Steinmeiers Polenbesuch wird nicht einfach
Auf der politischen Ebene ist das Verhältnis zwischen Deutschland und Polen so heikel und kompliziert wie schon lange nicht mehr. Bundespräsident Frank-Walter Steinmeier will mit einem Arbeitsbesuch in Warschau die Beziehungen verbessern.
So schnell kann es gehen: Noch 2013 war für sieben von zehn Deutschen klar, die Beziehungen zu Polen sind gut. Nun sind es nur noch 31 Prozent. Eine Mehrheit von 44 Prozent der Deutschen bewerten laut dem jüngsten Deutsch-Polnischen Barometer das Verhältnis der Nachbarländer als schlecht. Auch die Misstöne zwischen Warschau und Brüssel sind kaum zu überhören. Es gibt also genug Gründe, sich um eine politische Annäherung zu bemühen.
Steinmeier fliegt am Dienstag nach Warschau. Offizieller Anlass ist eine Rede zum 100. Jahrestag der Wiedererlangung der Unabhängigkeit Polens. Mindestens genauso wichtig ist indes sein Gespräch mit Staatspräsident Andrzej Duda. Steinmeier und Duda kennen sich seit August 2015. Das polnische Staatsoberhaupt, einst Europaabgeordneter der nationalkonservativen Partei Recht und Gerechtigkeit (PiS), entkräftete seinerzeit viele Sorgen der Bundesregierung, Warschau könne einen EU-skeptischen Kurs einschlagen. Doch das war ein Trugschluss.
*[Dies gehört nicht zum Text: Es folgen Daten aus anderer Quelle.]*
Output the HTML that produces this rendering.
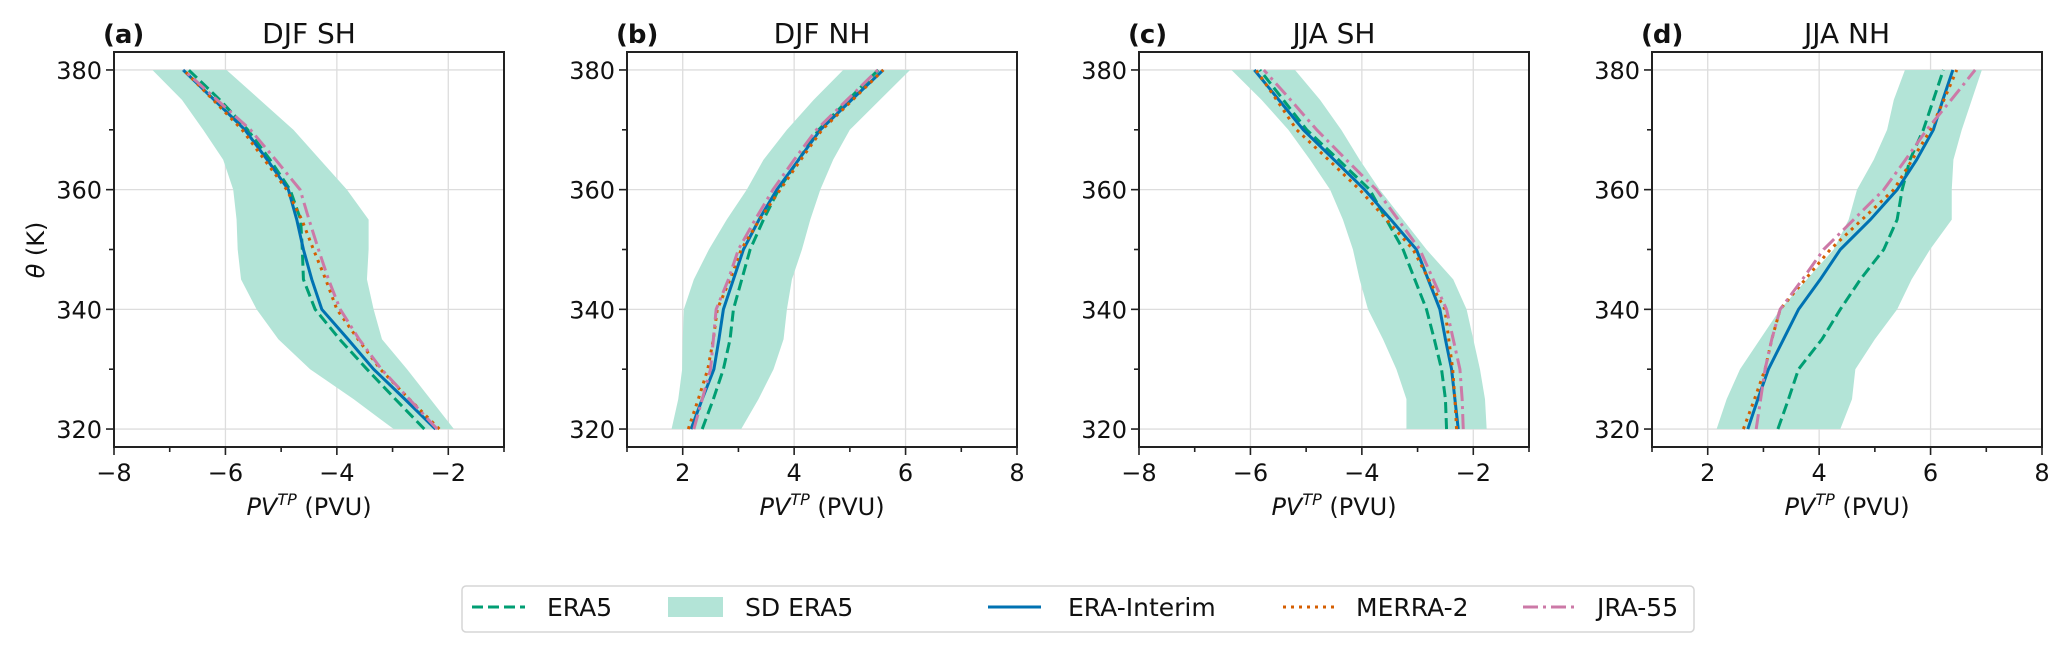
<!DOCTYPE html>
<html><head><meta charset="utf-8"><style>
html,body{margin:0;padding:0;background:#fff;}
svg{display:block;font-family:"DejaVu Sans","Liberation Sans",sans-serif;}
</style></head><body>
<svg id="fig" width="2067" height="652" viewBox="0 0 2067 652" xmlns="http://www.w3.org/2000/svg"></svg>
<script>
const levels=[320,325,330,335,340,345,350,355,360,365,370,375,380];
const panelTitles=["DJF SH","DJF NH","JJA SH","JJA NH"];
const panelLetters=["(a)","(b)","(c)","(d)"];
const xTicksSH=[-8,-6,-4,-2];
const xTicksNH=[2,4,6,8];
const yTicks=[320,340,360,380];
// panel a
const a_era5=[-2.43,-2.95,-3.46,-3.95,-4.39,-4.6,-4.62,-4.65,-4.84,-5.2,-5.6,-6.1,-6.66];
const a_sdLo=[-2.98,-3.7,-4.48,-5.05,-5.44,-5.72,-5.78,-5.8,-5.86,-6.04,-6.4,-6.78,-7.31];
const a_sdHi=[-1.9,-2.32,-2.74,-3.19,-3.34,-3.46,-3.43,-3.43,-3.82,-4.3,-4.78,-5.38,-5.98];
const a_erai=[-2.23,-2.78,-3.34,-3.8,-4.27,-4.45,-4.6,-4.72,-4.87,-5.25,-5.65,-6.2,-6.76];
const a_merra=[-2.16,-2.7,-3.22,-3.62,-4.0,-4.2,-4.42,-4.63,-4.9,-5.3,-5.7,-6.22,-6.75];
const a_jra=[-2.2,-2.7,-3.2,-3.6,-3.94,-4.15,-4.33,-4.5,-4.66,-5.1,-5.55,-6.15,-6.75];
// panel b
const b_era5=[2.35,2.55,2.73,2.85,2.91,3.06,3.21,3.45,3.72,4.08,4.44,4.97,5.51];
const b_sdLo=[1.8,1.92,1.99,2.0,2.02,2.2,2.47,2.79,3.15,3.45,3.87,4.35,4.88];
const b_sdHi=[3.05,3.36,3.63,3.81,3.87,3.96,4.14,4.29,4.47,4.7,5.0,5.54,6.08];
const b_erai=[2.15,2.35,2.56,2.65,2.73,2.91,3.09,3.37,3.69,4.08,4.47,5.03,5.6];
const b_merra=[2.1,2.28,2.45,2.55,2.62,2.85,3.05,3.38,3.75,4.12,4.5,5.05,5.6];
const b_jra=[2.2,2.35,2.5,2.55,2.6,2.82,3.0,3.3,3.62,4.0,4.4,4.95,5.5];
// panel c
const c_era5=[-2.48,-2.5,-2.57,-2.7,-2.84,-3.05,-3.26,-3.56,-3.86,-4.42,-4.99,-5.41,-5.83];
const c_sdLo=[-3.2,-3.2,-3.38,-3.62,-3.89,-4.04,-4.16,-4.34,-4.57,-4.93,-5.32,-5.8,-6.34];
const c_sdHi=[-1.76,-1.79,-1.88,-2.0,-2.12,-2.36,-2.84,-3.26,-3.68,-4.04,-4.37,-4.75,-5.2];
const c_erai=[-2.27,-2.33,-2.39,-2.5,-2.6,-2.81,-3.02,-3.48,-3.95,-4.5,-5.05,-5.49,-5.93];
const c_merra=[-2.3,-2.33,-2.37,-2.44,-2.51,-2.8,-3.08,-3.56,-4.04,-4.6,-5.17,-5.53,-5.9];
const c_jra=[-2.18,-2.2,-2.24,-2.36,-2.48,-2.72,-2.96,-3.35,-3.74,-4.28,-4.81,-5.28,-5.76];
// panel d
const d_era5=[3.26,3.45,3.63,4.05,4.38,4.74,5.16,5.4,5.49,5.63,5.87,6.05,6.23];
const d_sdLo=[2.16,2.34,2.58,2.94,3.3,3.78,4.26,4.53,4.68,4.98,5.22,5.34,5.54];
const d_sdHi=[4.38,4.59,4.65,5.0,5.4,5.66,5.99,6.38,6.38,6.41,6.56,6.74,6.92];
const d_erai=[2.72,2.9,3.09,3.36,3.63,4.02,4.38,4.92,5.4,5.75,6.05,6.22,6.4];
const d_merra=[2.64,2.84,3.03,3.15,3.3,3.75,4.2,4.77,5.34,5.67,6.0,6.24,6.47];
const d_jra=[2.87,2.95,3.03,3.15,3.3,3.7,4.08,4.62,5.16,5.55,5.93,6.37,6.8];

const panels=[
 {left:114,xmin:-8,xmax:-1,ticks:xTicksSH,era5:a_era5,lo:a_sdLo,hi:a_sdHi,erai:a_erai,merra:a_merra,jra:a_jra},
 {left:627,xmin:1,xmax:8,ticks:xTicksNH,era5:b_era5,lo:b_sdLo,hi:b_sdHi,erai:b_erai,merra:b_merra,jra:b_jra},
 {left:1139,xmin:-8,xmax:-1,ticks:xTicksSH,era5:c_era5,lo:c_sdLo,hi:c_sdHi,erai:c_erai,merra:c_merra,jra:c_jra},
 {left:1652,xmin:1,xmax:8,ticks:xTicksNH,era5:d_era5,lo:d_sdLo,hi:d_sdHi,erai:d_erai,merra:d_merra,jra:d_jra}
];
const NS="http://www.w3.org/2000/svg";
const svg=document.getElementById('fig');
function mk(tag,attrs,parent){const e=document.createElementNS(NS,tag);for(const k in attrs)e.setAttribute(k,attrs[k]);(parent||svg).appendChild(e);return e;}
const W=390,TOP=52,BOT=447,YMIN=317,YMAX=383;
const C={era5:"#009E73",erai:"#0072B2",merra:"#D55E00",jra:"#CC79A7",fill:"#b3e4d7"};
panels.forEach((p,i)=>{
 const g=mk('g',{});
 
 
 const X=v=>p.left+(v-p.xmin)/(p.xmax-p.xmin)*W;
 const Y=t=>BOT-(t-YMIN)/(YMAX-YMIN)*(BOT-TOP);
 for(let v=p.xmin+1;v<p.xmax;v++){ if(v%2===0){const l=mk('line',{x1:X(v),x2:X(v),y1:TOP,y2:BOT,stroke:"#dddddd","stroke-width":1.3},g);}}
 yTicks.forEach(t=>{const l=mk('line',{x1:p.left,x2:p.left+W,y1:Y(t),y2:Y(t),stroke:"#dddddd","stroke-width":1.3},g);});
 let pts=levels.map((t,k)=>X(p.lo[k])+','+Y(t));
 pts=pts.concat(levels.map((t,k)=>X(p.hi[k])+','+Y(t)).reverse());
 const poly=mk('polygon',{points:pts.join(' '),fill:C.fill,stroke:"none"},g);
 
 
 const line=(arr,col,dash,name)=>{const e=mk('polyline',{points:levels.map((t,k)=>X(arr[k])+','+Y(t)).join(' '),fill:"none",stroke:col,"stroke-width":3,"stroke-dasharray":dash},g);};
 line(p.era5,C.era5,"11 5","era5-line");
 line(p.erai,C.erai,"none","era-interim-line");
 line(p.merra,C.merra,"3 5","merra2-line");
 line(p.jra,C.jra,"15 5 3 5","jra55-line");
 const fr=mk('rect',{x:p.left,y:TOP,width:W,height:BOT-TOP,fill:"none",stroke:"#222","stroke-width":2},g);
 
 for(let v=p.xmin;v<=p.xmax;v++){const major=(v%2===0);mk('line',{x1:X(v),x2:X(v),y1:BOT,y2:BOT+(major?8:5),stroke:"#222","stroke-width":1.6},g);}
 p.ticks.forEach(v=>{const t=mk('text',{x:X(v),y:481,"font-size":24,"text-anchor":"middle",fill:"#111"},g);t.textContent=(v<0?'\u2212'+(-v):v);});
 for(let t=320;t<=380;t+=10){const major=(t%20===0);mk('line',{x1:p.left,x2:p.left-(major?8:5),y1:Y(t),y2:Y(t),stroke:"#222","stroke-width":1.6},g);}
 yTicks.forEach(v=>{const t=mk('text',{x:p.left-12,y:Y(v)+9,"font-size":24,"text-anchor":"end",fill:"#111"},g);t.textContent=v;});
 const ti=mk('text',{x:p.left+W/2,y:43,"font-size":28,"text-anchor":"middle",fill:"#111"},g);ti.textContent=panelTitles[i];
 
 const le=mk('text',{x:p.left-11,y:43,"font-size":26,"font-weight":"bold",fill:"#111"},g);le.textContent=panelLetters[i];
 
 const xl=mk('text',{x:p.left+W/2,y:515,"font-size":24,"text-anchor":"middle",fill:"#111"},g);
 
 xl.innerHTML='<tspan font-style="italic">PV</tspan><tspan font-style="italic" font-size="16" dy="-10">TP</tspan><tspan dy="10"> (PVU)</tspan>';
});
const yl=mk('text',{x:0,y:0,"font-size":24,"text-anchor":"middle",fill:"#111",transform:"translate(44,250) rotate(-90)"});

yl.innerHTML='<tspan font-style="italic">θ</tspan> (K)';
const lg=mk('g',{});

mk('rect',{x:462,y:586,width:1232,height:46,rx:4,fill:"#fff",stroke:"#d5d5d5","stroke-width":1.5},lg);
const ent=[
 {name:'legend-era5',x:472,col:C.era5,dash:"11 5",label:"ERA5",tx:547},
 {name:'legend-sd-era5',x:668,patch:true,label:"SD ERA5",tx:745},
 {name:'legend-era-interim',x:988,col:C.erai,dash:"none",label:"ERA-Interim",tx:1068},
 {name:'legend-merra2',x:1283,col:C.merra,dash:"3 5",label:"MERRA-2",tx:1356},
 {name:'legend-jra55',x:1523,col:C.jra,dash:"15 5 3 5",label:"JRA-55",tx:1597}
];
ent.forEach(e=>{
 const g=mk('g',{},lg);
 
 
 if(e.patch) mk('rect',{x:e.x,y:597,width:55,height:20,fill:C.fill},g);
 else mk('line',{x1:e.x,x2:e.x+53,y1:607,y2:607,stroke:e.col,"stroke-width":3,"stroke-dasharray":e.dash},g);
 const t=mk('text',{x:e.tx,y:616,"font-size":25,fill:"#111"},g);t.textContent=e.label;
});
</script>
</body></html>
Trotz aller Warnungen der EU treibt Polens nationalkonservative Regierung ihre Justizreform voran, setzt regierungskritische Richter ab und beruft linientreue Nachfolger. Im Dezember 2017 leitete die Europäische Kommission gegen Warschau ein Verfahren nach Artikel 7 des EUVertrags ein, das bis zum Stimmrechtsentzug für Polen führen kann. Es ist das erste Mal, dass Brüssel so gegen ein Mitgliedsland vorgeht. Denn fundamentale Prinzipien wie die Gewaltenteilung seien bedroht.
Streit um Kriegsentschädigungen
Den deutsch-polnischen Streit heizen zudem polnische Forderungen nach Entschädigung für die Zerstörung des Landes im Zweiten Weltkrieg an. Polens Bevölkerung ist bei der Frage der Kriegsentschädigung uneins. 46 Prozent der Polen wollen, dass Warschau von Deutschland Reparationen für den Zweiten Weltkrieg verlangt. 40 Prozent sind dagegen. Jeder zweite Pole meint laut dem Deutsch-Polnischen Barometer, dass die internationale Öffentlichkeit die Opfer nicht ausreichend anerkenne, die Polen im Lauf der Geschichte erbracht hätten. Nur 17 Prozent zeigen sich überzeugt, das Leid und die Opfer Polens würden genügend wahrgenommen.
Groß ist der Wunsch in Polen, dass führende deutsche Politiker klarstellen, dass nicht Polen, sondern Deutschland für den Massenmord in Auschwitz verantwortlich war. Würde das Steinmeier bei seinem Besuch in Warschau sagen, wäre das für viele Polen eine wichtige Nachricht. Hintergrund sind Vorwürfe aus Israel, Polen hätten sich am Holocaust beteiligt.
Bei seinem ersten Polenbesuch als Bundespräsident im Mai 2017 hatte Steinmeier für eine vertrauensvolle Zusammenarbeit der Nachbarn geworben. „Polen liegt mir am Herzen, das deutsch-polnische Verhältnis erst recht“, sagte er.